• **Task instructions**
Repeat the data below exactly, dropping any pictures it holds.

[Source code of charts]
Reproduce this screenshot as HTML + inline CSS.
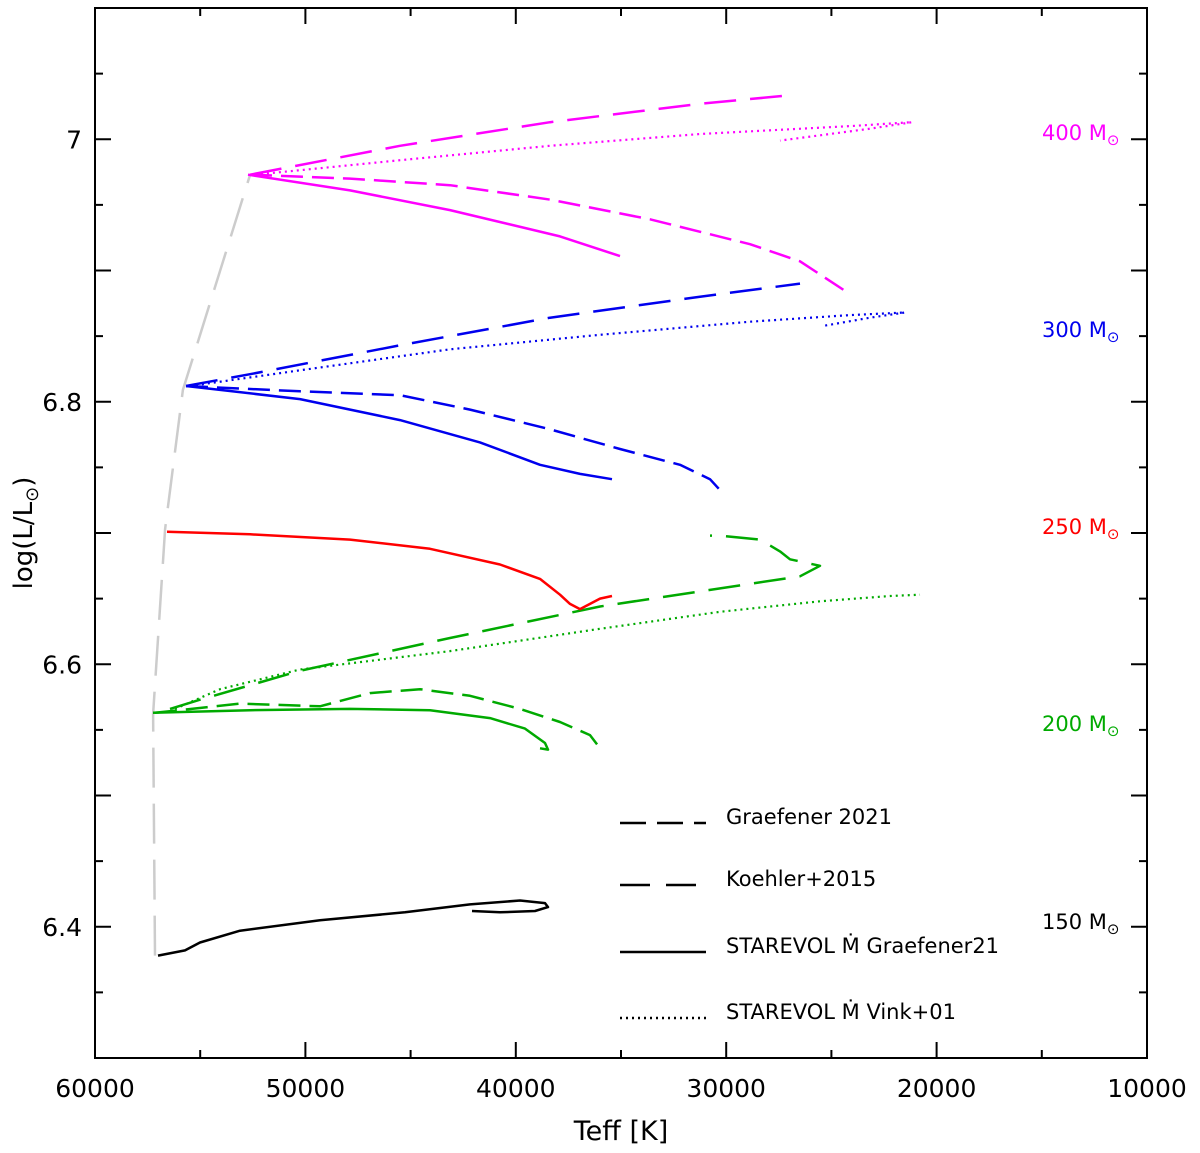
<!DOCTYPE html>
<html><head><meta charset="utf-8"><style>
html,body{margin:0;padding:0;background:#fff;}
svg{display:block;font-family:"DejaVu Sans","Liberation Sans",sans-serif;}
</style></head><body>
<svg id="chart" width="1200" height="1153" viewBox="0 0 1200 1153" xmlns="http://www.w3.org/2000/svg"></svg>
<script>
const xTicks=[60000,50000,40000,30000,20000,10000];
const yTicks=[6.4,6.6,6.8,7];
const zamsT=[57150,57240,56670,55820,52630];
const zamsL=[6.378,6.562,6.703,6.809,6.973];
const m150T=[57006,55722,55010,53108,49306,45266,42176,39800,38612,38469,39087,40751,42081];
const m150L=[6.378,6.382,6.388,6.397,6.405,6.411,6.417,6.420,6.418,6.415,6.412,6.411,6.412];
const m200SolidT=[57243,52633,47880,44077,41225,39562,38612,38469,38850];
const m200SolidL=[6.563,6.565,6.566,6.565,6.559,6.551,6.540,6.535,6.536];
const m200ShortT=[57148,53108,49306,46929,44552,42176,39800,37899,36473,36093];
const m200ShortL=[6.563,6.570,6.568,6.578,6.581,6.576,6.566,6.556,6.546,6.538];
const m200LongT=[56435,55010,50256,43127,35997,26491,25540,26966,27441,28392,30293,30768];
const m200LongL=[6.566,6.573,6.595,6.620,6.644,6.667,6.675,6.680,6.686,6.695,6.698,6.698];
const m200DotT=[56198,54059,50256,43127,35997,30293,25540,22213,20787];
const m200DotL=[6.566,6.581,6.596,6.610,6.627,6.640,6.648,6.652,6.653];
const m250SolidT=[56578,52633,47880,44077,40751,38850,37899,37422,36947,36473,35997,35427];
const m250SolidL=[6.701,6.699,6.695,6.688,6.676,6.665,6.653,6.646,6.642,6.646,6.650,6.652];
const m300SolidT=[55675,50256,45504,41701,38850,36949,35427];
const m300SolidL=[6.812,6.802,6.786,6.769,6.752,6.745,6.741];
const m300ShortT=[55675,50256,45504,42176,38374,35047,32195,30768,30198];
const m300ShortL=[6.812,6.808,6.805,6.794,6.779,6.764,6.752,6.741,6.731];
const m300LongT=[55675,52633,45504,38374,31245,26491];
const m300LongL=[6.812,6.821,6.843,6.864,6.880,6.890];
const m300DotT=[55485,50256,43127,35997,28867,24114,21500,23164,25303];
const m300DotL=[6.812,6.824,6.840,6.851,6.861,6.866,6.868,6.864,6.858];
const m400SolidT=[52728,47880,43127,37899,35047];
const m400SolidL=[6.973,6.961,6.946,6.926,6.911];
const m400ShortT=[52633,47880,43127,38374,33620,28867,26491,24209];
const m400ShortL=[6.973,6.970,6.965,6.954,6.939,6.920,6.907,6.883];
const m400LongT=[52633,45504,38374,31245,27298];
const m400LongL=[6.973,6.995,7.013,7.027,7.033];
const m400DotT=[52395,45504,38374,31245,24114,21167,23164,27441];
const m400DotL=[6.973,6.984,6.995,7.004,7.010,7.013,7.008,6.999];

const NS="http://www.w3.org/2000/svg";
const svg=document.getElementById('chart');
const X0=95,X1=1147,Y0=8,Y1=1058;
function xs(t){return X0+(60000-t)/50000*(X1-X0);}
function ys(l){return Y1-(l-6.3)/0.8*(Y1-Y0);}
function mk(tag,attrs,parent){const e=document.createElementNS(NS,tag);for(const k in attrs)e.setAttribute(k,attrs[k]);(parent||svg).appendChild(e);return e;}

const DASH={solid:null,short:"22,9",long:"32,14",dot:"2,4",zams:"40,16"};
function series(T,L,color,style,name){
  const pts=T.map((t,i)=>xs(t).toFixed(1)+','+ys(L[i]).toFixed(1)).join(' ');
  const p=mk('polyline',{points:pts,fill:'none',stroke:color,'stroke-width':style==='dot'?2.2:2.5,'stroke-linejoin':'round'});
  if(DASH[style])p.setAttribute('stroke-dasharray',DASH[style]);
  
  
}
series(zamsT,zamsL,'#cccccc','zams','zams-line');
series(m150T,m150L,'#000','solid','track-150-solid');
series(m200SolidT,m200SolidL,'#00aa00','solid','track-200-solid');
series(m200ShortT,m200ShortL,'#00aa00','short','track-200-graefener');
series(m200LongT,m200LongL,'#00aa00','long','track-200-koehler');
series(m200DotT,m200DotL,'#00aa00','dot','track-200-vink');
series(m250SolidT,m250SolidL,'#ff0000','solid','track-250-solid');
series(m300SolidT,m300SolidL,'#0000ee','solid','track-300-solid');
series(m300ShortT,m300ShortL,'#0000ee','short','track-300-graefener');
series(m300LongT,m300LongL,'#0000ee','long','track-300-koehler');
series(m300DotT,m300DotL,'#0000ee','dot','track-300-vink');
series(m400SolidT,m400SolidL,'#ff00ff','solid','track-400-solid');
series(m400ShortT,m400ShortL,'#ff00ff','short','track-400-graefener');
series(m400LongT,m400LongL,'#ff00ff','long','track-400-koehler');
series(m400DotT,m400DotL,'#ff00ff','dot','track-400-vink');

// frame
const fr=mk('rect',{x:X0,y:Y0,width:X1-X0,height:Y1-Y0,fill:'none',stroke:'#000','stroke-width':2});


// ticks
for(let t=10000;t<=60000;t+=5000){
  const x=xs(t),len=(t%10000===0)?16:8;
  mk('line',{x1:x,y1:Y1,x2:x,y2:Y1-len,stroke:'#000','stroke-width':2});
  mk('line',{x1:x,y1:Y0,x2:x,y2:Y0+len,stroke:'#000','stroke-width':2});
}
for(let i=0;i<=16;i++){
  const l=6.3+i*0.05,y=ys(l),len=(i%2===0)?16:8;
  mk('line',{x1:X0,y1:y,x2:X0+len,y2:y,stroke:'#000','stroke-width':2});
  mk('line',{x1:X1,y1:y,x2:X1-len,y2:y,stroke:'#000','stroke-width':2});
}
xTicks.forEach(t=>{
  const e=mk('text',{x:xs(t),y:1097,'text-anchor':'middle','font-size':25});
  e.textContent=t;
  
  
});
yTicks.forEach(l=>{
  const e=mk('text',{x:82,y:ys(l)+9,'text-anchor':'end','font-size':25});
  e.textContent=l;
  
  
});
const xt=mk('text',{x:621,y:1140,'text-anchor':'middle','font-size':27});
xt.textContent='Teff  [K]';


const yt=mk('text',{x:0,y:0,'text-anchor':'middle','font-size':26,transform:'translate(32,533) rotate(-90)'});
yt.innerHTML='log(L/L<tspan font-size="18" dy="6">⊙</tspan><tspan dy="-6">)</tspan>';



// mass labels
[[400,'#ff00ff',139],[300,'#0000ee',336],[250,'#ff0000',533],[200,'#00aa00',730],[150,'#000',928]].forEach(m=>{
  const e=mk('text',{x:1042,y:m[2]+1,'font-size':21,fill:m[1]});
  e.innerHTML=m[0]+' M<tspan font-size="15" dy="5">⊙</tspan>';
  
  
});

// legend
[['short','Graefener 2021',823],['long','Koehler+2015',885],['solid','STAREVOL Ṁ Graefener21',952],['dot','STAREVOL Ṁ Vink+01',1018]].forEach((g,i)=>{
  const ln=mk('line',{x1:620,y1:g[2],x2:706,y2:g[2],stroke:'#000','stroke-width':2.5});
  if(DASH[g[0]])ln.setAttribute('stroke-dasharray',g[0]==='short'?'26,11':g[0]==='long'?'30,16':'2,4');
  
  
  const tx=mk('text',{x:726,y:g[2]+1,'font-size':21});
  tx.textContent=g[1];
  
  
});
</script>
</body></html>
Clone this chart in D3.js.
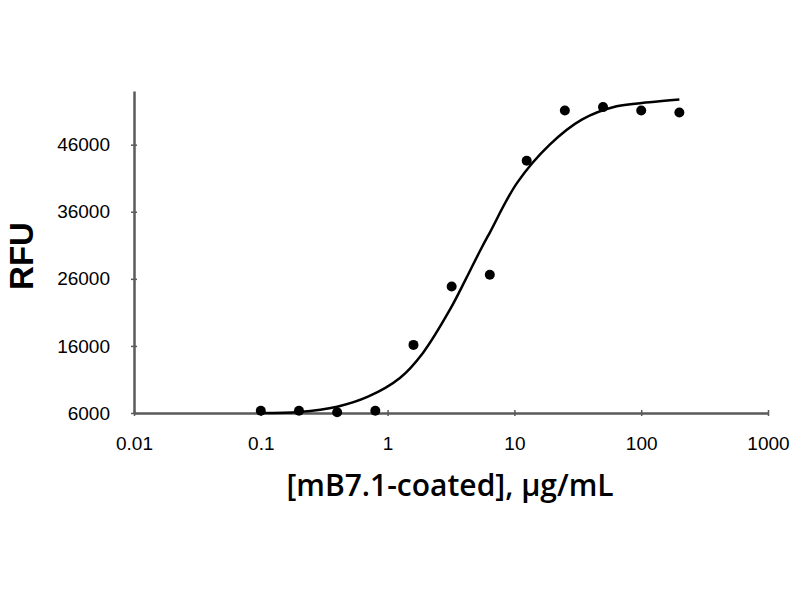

• **Answer to the task**
Reproduce this screenshot as HTML + inline CSS.
<!DOCTYPE html>
<html><head><meta charset="utf-8"><style>
html,body{margin:0;padding:0;background:#fff;}
svg{display:block;font-family:"DejaVu Sans","Liberation Sans",sans-serif;}
</style></head><body>
<svg id="chart" width="1200" height="1153" viewBox="0 0 1200 1153" xmlns="http://www.w3.org/2000/svg"></svg>
<script>
const xTicks=[60000,50000,40000,30000,20000,10000];
const yTicks=[6.4,6.6,6.8,7];
const zamsT=[57150,57240,56670,55820,52630];
const zamsL=[6.378,6.562,6.703,6.809,6.973];
const m150T=[57006,55722,55010,53108,49306,45266,42176,39800,38612,38469,39087,40751,42081];
const m150L=[6.378,6.382,6.388,6.397,6.405,6.411,6.417,6.420,6.418,6.415,6.412,6.411,6.412];
const m200SolidT=[57243,52633,47880,44077,41225,39562,38612,38469,38850];
const m200SolidL=[6.563,6.565,6.566,6.565,6.559,6.551,6.540,6.535,6.536];
const m200ShortT=[57148,53108,49306,46929,44552,42176,39800,37899,36473,36093];
const m200ShortL=[6.563,6.570,6.568,6.578,6.581,6.576,6.566,6.556,6.546,6.538];
const m200LongT=[56435,55010,50256,43127,35997,26491,25540,26966,27441,28392,30293,30768];
const m200LongL=[6.566,6.573,6.595,6.620,6.644,6.667,6.675,6.680,6.686,6.695,6.698,6.698];
const m200DotT=[56198,54059,50256,43127,35997,30293,25540,22213,20787];
const m200DotL=[6.566,6.581,6.596,6.610,6.627,6.640,6.648,6.652,6.653];
const m250SolidT=[56578,52633,47880,44077,40751,38850,37899,37422,36947,36473,35997,35427];
const m250SolidL=[6.701,6.699,6.695,6.688,6.676,6.665,6.653,6.646,6.642,6.646,6.650,6.652];
const m300SolidT=[55675,50256,45504,41701,38850,36949,35427];
const m300SolidL=[6.812,6.802,6.786,6.769,6.752,6.745,6.741];
const m300ShortT=[55675,50256,45504,42176,38374,35047,32195,30768,30198];
const m300ShortL=[6.812,6.808,6.805,6.794,6.779,6.764,6.752,6.741,6.731];
const m300LongT=[55675,52633,45504,38374,31245,26491];
const m300LongL=[6.812,6.821,6.843,6.864,6.880,6.890];
const m300DotT=[55485,50256,43127,35997,28867,24114,21500,23164,25303];
const m300DotL=[6.812,6.824,6.840,6.851,6.861,6.866,6.868,6.864,6.858];
const m400SolidT=[52728,47880,43127,37899,35047];
const m400SolidL=[6.973,6.961,6.946,6.926,6.911];
const m400ShortT=[52633,47880,43127,38374,33620,28867,26491,24209];
const m400ShortL=[6.973,6.970,6.965,6.954,6.939,6.920,6.907,6.883];
const m400LongT=[52633,45504,38374,31245,27298];
const m400LongL=[6.973,6.995,7.013,7.027,7.033];
const m400DotT=[52395,45504,38374,31245,24114,21167,23164,27441];
const m400DotL=[6.973,6.984,6.995,7.004,7.010,7.013,7.008,6.999];

const NS="http://www.w3.org/2000/svg";
const svg=document.getElementById('chart');
const X0=95,X1=1147,Y0=8,Y1=1058;
function xs(t){return X0+(60000-t)/50000*(X1-X0);}
function ys(l){return Y1-(l-6.3)/0.8*(Y1-Y0);}
function mk(tag,attrs,parent){const e=document.createElementNS(NS,tag);for(const k in attrs)e.setAttribute(k,attrs[k]);(parent||svg).appendChild(e);return e;}

const DASH={solid:null,short:"22,9",long:"32,14",dot:"2,4",zams:"40,16"};
function series(T,L,color,style,name){
  const pts=T.map((t,i)=>xs(t).toFixed(1)+','+ys(L[i]).toFixed(1)).join(' ');
  const p=mk('polyline',{points:pts,fill:'none',stroke:color,'stroke-width':style==='dot'?2.2:2.5,'stroke-linejoin':'round'});
  if(DASH[style])p.setAttribute('stroke-dasharray',DASH[style]);
  
  
}
series(zamsT,zamsL,'#cccccc','zams','zams-line');
series(m150T,m150L,'#000','solid','track-150-solid');
series(m200SolidT,m200SolidL,'#00aa00','solid','track-200-solid');
series(m200ShortT,m200ShortL,'#00aa00','short','track-200-graefener');
series(m200LongT,m200LongL,'#00aa00','long','track-200-koehler');
series(m200DotT,m200DotL,'#00aa00','dot','track-200-vink');
series(m250SolidT,m250SolidL,'#ff0000','solid','track-250-solid');
series(m300SolidT,m300SolidL,'#0000ee','solid','track-300-solid');
series(m300ShortT,m300ShortL,'#0000ee','short','track-300-graefener');
series(m300LongT,m300LongL,'#0000ee','long','track-300-koehler');
series(m300DotT,m300DotL,'#0000ee','dot','track-300-vink');
series(m400SolidT,m400SolidL,'#ff00ff','solid','track-400-solid');
series(m400ShortT,m400ShortL,'#ff00ff','short','track-400-graefener');
series(m400LongT,m400LongL,'#ff00ff','long','track-400-koehler');
series(m400DotT,m400DotL,'#ff00ff','dot','track-400-vink');

// frame
const fr=mk('rect',{x:X0,y:Y0,width:X1-X0,height:Y1-Y0,fill:'none',stroke:'#000','stroke-width':2});


// ticks
for(let t=10000;t<=60000;t+=5000){
  const x=xs(t),len=(t%10000===0)?16:8;
  mk('line',{x1:x,y1:Y1,x2:x,y2:Y1-len,stroke:'#000','stroke-width':2});
  mk('line',{x1:x,y1:Y0,x2:x,y2:Y0+len,stroke:'#000','stroke-width':2});
}
for(let i=0;i<=16;i++){
  const l=6.3+i*0.05,y=ys(l),len=(i%2===0)?16:8;
  mk('line',{x1:X0,y1:y,x2:X0+len,y2:y,stroke:'#000','stroke-width':2});
  mk('line',{x1:X1,y1:y,x2:X1-len,y2:y,stroke:'#000','stroke-width':2});
}
xTicks.forEach(t=>{
  const e=mk('text',{x:xs(t),y:1097,'text-anchor':'middle','font-size':25});
  e.textContent=t;
  
  
});
yTicks.forEach(l=>{
  const e=mk('text',{x:82,y:ys(l)+9,'text-anchor':'end','font-size':25});
  e.textContent=l;
  
  
});
const xt=mk('text',{x:621,y:1140,'text-anchor':'middle','font-size':27});
xt.textContent='Teff  [K]';


const yt=mk('text',{x:0,y:0,'text-anchor':'middle','font-size':26,transform:'translate(32,533) rotate(-90)'});
yt.innerHTML='log(L/L<tspan font-size="18" dy="6">⊙</tspan><tspan dy="-6">)</tspan>';



// mass labels
[[400,'#ff00ff',139],[300,'#0000ee',336],[250,'#ff0000',533],[200,'#00aa00',730],[150,'#000',928]].forEach(m=>{
  const e=mk('text',{x:1042,y:m[2]+1,'font-size':21,fill:m[1]});
  e.innerHTML=m[0]+' M<tspan font-size="15" dy="5">⊙</tspan>';
  
  
});

// legend
[['short','Graefener 2021',823],['long','Koehler+2015',885],['solid','STAREVOL Ṁ Graefener21',952],['dot','STAREVOL Ṁ Vink+01',1018]].forEach((g,i)=>{
  const ln=mk('line',{x1:620,y1:g[2],x2:706,y2:g[2],stroke:'#000','stroke-width':2.5});
  if(DASH[g[0]])ln.setAttribute('stroke-dasharray',g[0]==='short'?'26,11':g[0]==='long'?'30,16':'2,4');
  
  
  const tx=mk('text',{x:726,y:g[2]+1,'font-size':21});
  tx.textContent=g[1];
  
  
});
</script>
</body></html>
Clone this chart in D3.js.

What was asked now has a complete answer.